Posted by BR on May 12th, 2009 and filed under Economy. You can follow any responses to this entry through the RSS 2.0. Both comments and pings are currently closed.

Europe will suffer a deeper and longer recession than previously thought, the executive body of the European Union has warned, forecasting that mass unemployment would return across the continent.

Mired in the worst recession since World War II, the European commission said that the economies of both the EU and the 16-nation eurozone were forecast to contract four per cent this year – more than double its previous forecast.

|Photo: Germany’s economy, which relies heavily on exports, is expected to shrink by 5.4 per cent in 2009|

Joaquin Almunia, the EU economic and monetary affairs commissioner, said on Monday: “The European economy is in the midst of its deepest and most widespread recession in the post-war era.”

Although stimulus plans were expected to begin boosting economic activity, the commission said about 8.5 million Europeans were expected to lose their jobs in 2009 and 2010.

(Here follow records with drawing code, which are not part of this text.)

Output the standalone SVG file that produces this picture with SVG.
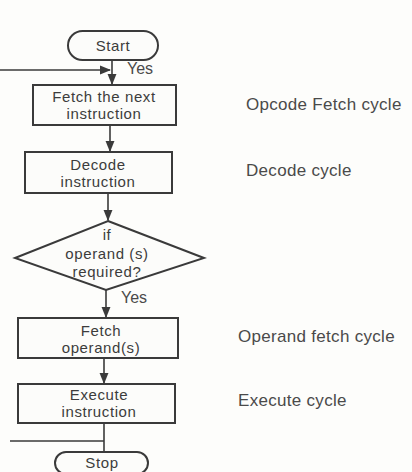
<svg xmlns="http://www.w3.org/2000/svg" width="412" height="472" viewBox="0 0 412 472">
  <defs>
    <marker id="arrow" viewBox="0 0 10 10" refX="9" refY="5" markerWidth="7" markerHeight="7" orient="auto">
      <path d="M0,1 L10,5 L0,9 z" fill="#3a3a3a"/>
    </marker>
  </defs>
  <style>
    .shape { fill: #fcfcfa; stroke: #3a3a3a; stroke-width: 2; }
    .line { fill: none; stroke: #3a3a3a; stroke-width: 1.6; }
    .t { font-family: "Liberation Sans", Arial, sans-serif; font-size: 15px; letter-spacing: 0.6px; fill: #3c3c3c; text-anchor: middle; }
    .note { font-family: "Liberation Sans", Arial, sans-serif; font-size: 17px; letter-spacing: 0.3px; fill: #4a4a4a; }
    .yes { font-family: "Liberation Sans", Arial, sans-serif; font-size: 16px; fill: #4a4a4a; }
  </style>
  <rect width="412" height="472" fill="#fdfdfb"/>

  <g id="connectors">
    <line class="line" x1="112" y1="60" x2="112" y2="84" marker-end="url(#arrow)"/>
    <line class="line" x1="0" y1="70" x2="110" y2="70" marker-end="url(#arrow)"/>
    <line class="line" x1="110" y1="125" x2="110" y2="151" marker-end="url(#arrow)"/>
    <line class="line" x1="108" y1="193" x2="108" y2="220" marker-end="url(#arrow)"/>
    <line class="line" x1="106" y1="290" x2="106" y2="317" marker-end="url(#arrow)"/>
    <line class="line" x1="104" y1="358" x2="104" y2="383" marker-end="url(#arrow)"/>
    <line class="line" x1="104" y1="423" x2="104" y2="452"/>
    <line class="line" x1="10" y1="441" x2="104" y2="441"/>
    <text class="yes" x="127" y="74">Yes</text>
    <text class="yes" x="121" y="303">Yes</text>
  </g>

  <g id="start">
    <rect class="shape" x="68" y="31" width="90" height="29" rx="14.5"/>
    <text class="t" x="113" y="51">Start</text>
  </g>

  <g id="fetch-instruction">
    <rect class="shape" x="33" y="85" width="143" height="40"/>
    <text class="t" x="104" y="102">Fetch the next</text>
    <text class="t" x="104" y="119">instruction</text>
  </g>

  <g id="decode">
    <rect class="shape" x="25" y="152" width="147" height="41"/>
    <text class="t" x="98" y="170">Decode</text>
    <text class="t" x="98" y="187">instruction</text>
  </g>

  <g id="operand-check">
    <polygon class="shape" points="108,221 204,258 106,290 15,258"/>
    <text class="t" x="107" y="240">if</text>
    <text class="t" x="107" y="259">operand (s)</text>
    <text class="t" x="107" y="277">required?</text>
  </g>

  <g id="fetch-operand">
    <rect class="shape" x="18" y="318" width="160" height="40"/>
    <text class="t" x="101" y="336">Fetch</text>
    <text class="t" x="101" y="353">operand(s)</text>
  </g>

  <g id="execute">
    <rect class="shape" x="18" y="384" width="157" height="39"/>
    <text class="t" x="99" y="400">Execute</text>
    <text class="t" x="99" y="417">instruction</text>
  </g>

  <g id="stop">
    <rect class="shape" x="55" y="452" width="93" height="22" rx="11"/>
    <text class="t" x="102" y="468">Stop</text>
  </g>

  <g id="cycle-labels">
    <text class="note" x="246" y="110">Opcode Fetch cycle</text>
    <text class="note" x="246" y="176">Decode cycle</text>
    <text class="note" x="238" y="342">Operand fetch cycle</text>
    <text class="note" x="238" y="406">Execute cycle</text>
  </g>
</svg>
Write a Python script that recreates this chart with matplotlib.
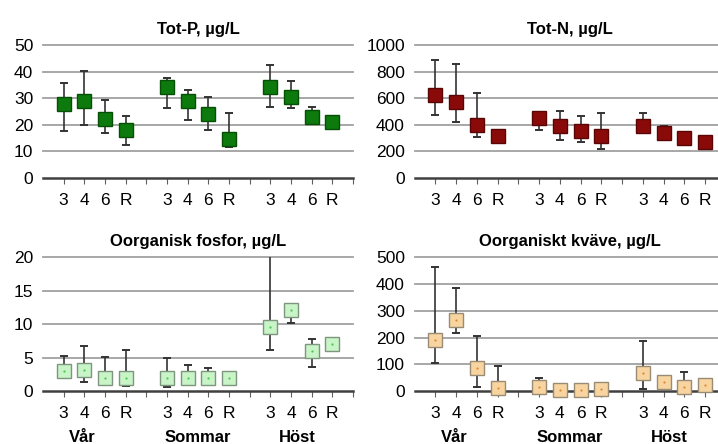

The reduction would drive the jobless rate in 2011 to 11.5 per cent in the eurozone and 10.9 per cent in the EU.

Dramatic downgrade

The prediction comes after the commission previously forecast in January that the eurozone economy would shrink only 1.9 per cent and the EU economy 1.8 per cent, with a slight upturn in 2010.

The commission said Germany, Europe’s biggest economy, which relies heavily on exports, was expected to contract by 5.4 per cent this year as foreign demand for its products dries up.

Many smaller countries were likely to see even worse recessions, with Latvia due to suffer a dramatic 13 per cent economic contraction this year while the once-booming Irish economy is expected to shrink by nine per cent.

Despite the deterioration in the European outlook, Almunia cautiously highlighted recent improvements in some economic figures, suggesting the slump may be stabilising.

Speaking in Brussels, the commissoner said: “We are no longer in a freefall but … we do not have the critical mass of data to say that we are out of the woods.”

Deficits breached

Government efforts to prop up slumping economies were predicted to weigh heavily on public deficits, which are projected to rise on average to 7.5 per cent of gross domestic product in the EU next year.

Almunia said: “The ambitious measures taken … are expected to put a floor under the fall in economic activity in the middle of this year and allow the start of recovery at the beginning of next year.”

He said that “it’s a bit early to say whether additional [stimulus] action is needed or not” but that EU leaders would broach the question at a summit next month.

This year, 21 out of the 27 EU countries are expected to have deficits in breach of the three per cent limit they are mandated to respect.

EU countries have economic stimulus measures under way worth 1.8 per cent of gross domestic product in 2009 and 2010, although the figure is much higher when accounting for automatic increases in unemployment benefits.